- What the task requires -
Transcribe every line from the top down to the line with "const fmt = (v: number)", both ends included, but not the pictures.

[start of Information shown]

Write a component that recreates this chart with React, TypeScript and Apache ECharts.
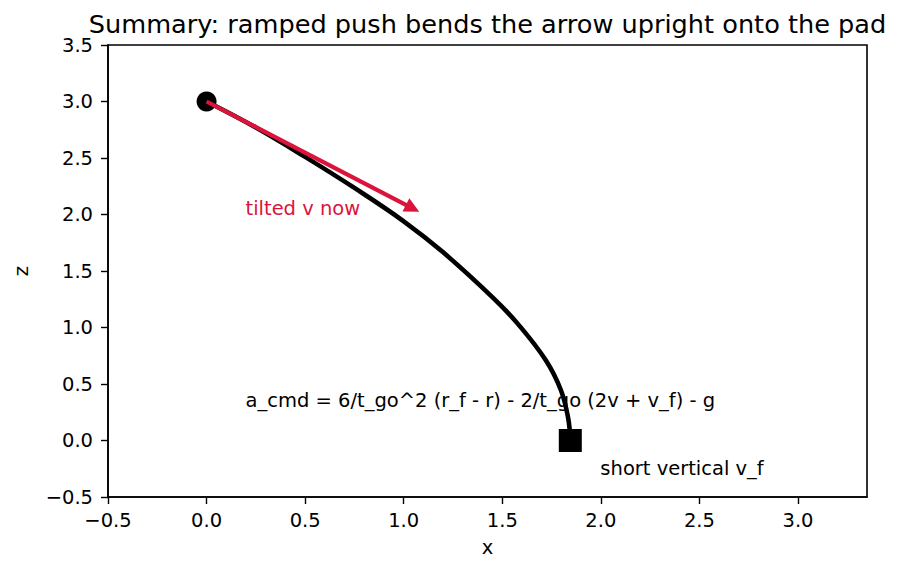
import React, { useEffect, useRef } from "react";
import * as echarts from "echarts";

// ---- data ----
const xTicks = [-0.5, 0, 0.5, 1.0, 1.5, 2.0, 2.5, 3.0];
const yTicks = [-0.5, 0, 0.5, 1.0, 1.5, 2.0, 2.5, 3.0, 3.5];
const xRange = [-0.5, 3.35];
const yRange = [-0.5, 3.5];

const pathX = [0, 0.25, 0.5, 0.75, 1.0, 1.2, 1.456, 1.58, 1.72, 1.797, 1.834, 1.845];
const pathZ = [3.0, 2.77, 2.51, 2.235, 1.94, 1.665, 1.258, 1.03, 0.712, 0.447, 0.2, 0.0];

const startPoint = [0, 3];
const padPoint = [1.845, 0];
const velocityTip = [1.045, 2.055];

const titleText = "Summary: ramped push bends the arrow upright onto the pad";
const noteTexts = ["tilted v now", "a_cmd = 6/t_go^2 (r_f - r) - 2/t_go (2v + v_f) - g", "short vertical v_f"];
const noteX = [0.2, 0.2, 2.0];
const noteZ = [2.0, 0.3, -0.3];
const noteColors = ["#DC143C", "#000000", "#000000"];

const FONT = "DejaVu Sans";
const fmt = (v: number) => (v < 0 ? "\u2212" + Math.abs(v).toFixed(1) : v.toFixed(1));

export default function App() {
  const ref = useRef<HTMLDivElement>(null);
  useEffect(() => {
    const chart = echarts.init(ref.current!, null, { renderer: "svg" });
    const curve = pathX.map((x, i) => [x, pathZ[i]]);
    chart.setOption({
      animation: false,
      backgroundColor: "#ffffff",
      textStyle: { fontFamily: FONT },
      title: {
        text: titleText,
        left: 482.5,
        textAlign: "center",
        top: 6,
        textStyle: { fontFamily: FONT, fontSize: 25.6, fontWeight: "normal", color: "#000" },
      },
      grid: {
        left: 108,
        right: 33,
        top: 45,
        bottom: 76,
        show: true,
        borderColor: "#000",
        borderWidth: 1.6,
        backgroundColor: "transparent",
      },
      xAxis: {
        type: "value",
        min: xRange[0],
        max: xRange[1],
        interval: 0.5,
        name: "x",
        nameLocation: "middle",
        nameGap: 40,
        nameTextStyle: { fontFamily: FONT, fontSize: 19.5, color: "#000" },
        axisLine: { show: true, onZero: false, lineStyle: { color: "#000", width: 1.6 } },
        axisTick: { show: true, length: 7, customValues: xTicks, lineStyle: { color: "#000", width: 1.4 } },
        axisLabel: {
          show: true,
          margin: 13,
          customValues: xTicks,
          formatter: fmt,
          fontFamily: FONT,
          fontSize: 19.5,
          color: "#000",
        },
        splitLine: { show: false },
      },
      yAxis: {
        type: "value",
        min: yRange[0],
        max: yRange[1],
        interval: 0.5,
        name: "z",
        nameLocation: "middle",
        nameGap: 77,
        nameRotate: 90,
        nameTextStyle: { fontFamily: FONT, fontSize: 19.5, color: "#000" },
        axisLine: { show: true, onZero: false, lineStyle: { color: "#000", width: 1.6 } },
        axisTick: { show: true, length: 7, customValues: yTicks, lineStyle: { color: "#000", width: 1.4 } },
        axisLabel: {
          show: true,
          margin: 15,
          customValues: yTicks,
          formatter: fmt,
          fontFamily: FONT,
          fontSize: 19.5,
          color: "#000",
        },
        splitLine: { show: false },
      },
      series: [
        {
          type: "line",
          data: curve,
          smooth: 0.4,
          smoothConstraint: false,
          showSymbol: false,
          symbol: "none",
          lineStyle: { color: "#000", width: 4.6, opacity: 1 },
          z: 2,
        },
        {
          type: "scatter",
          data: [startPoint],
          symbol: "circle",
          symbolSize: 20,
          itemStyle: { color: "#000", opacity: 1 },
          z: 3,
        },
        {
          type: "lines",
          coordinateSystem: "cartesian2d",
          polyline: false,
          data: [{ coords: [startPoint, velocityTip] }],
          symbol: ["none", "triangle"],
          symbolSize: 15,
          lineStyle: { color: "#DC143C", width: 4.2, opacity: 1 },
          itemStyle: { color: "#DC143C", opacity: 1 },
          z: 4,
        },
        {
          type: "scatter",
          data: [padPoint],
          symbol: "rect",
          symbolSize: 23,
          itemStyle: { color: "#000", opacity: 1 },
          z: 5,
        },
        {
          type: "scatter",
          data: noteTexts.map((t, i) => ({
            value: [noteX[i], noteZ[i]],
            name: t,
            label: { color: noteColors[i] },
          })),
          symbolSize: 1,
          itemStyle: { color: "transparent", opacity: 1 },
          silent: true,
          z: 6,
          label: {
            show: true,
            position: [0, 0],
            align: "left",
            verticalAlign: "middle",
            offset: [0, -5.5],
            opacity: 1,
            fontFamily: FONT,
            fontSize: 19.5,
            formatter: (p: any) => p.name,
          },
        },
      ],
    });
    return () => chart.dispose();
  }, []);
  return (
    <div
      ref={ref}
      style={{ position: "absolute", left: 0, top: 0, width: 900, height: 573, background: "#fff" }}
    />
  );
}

[end of Information shown]

- Exercise solution -
Write a component that recreates this chart with React, TypeScript and Apache ECharts.
import React, { useEffect, useRef } from "react";
import * as echarts from "echarts";

// ---- data ----
const xTicks = [-0.5, 0, 0.5, 1.0, 1.5, 2.0, 2.5, 3.0];
const yTicks = [-0.5, 0, 0.5, 1.0, 1.5, 2.0, 2.5, 3.0, 3.5];
const xRange = [-0.5, 3.35];
const yRange = [-0.5, 3.5];

const pathX = [0, 0.25, 0.5, 0.75, 1.0, 1.2, 1.456, 1.58, 1.72, 1.797, 1.834, 1.845];
const pathZ = [3.0, 2.77, 2.51, 2.235, 1.94, 1.665, 1.258, 1.03, 0.712, 0.447, 0.2, 0.0];

const startPoint = [0, 3];
const padPoint = [1.845, 0];
const velocityTip = [1.045, 2.055];

const titleText = "Summary: ramped push bends the arrow upright onto the pad";
const noteTexts = ["tilted v now", "a_cmd = 6/t_go^2 (r_f - r) - 2/t_go (2v + v_f) - g", "short vertical v_f"];
const noteX = [0.2, 0.2, 2.0];
const noteZ = [2.0, 0.3, -0.3];
const noteColors = ["#DC143C", "#000000", "#000000"];

const FONT = "DejaVu Sans";
const fmt = (v: number) => (v < 0 ? "\u2212" + Math.abs(v).toFixed(1) : v.toFixed(1));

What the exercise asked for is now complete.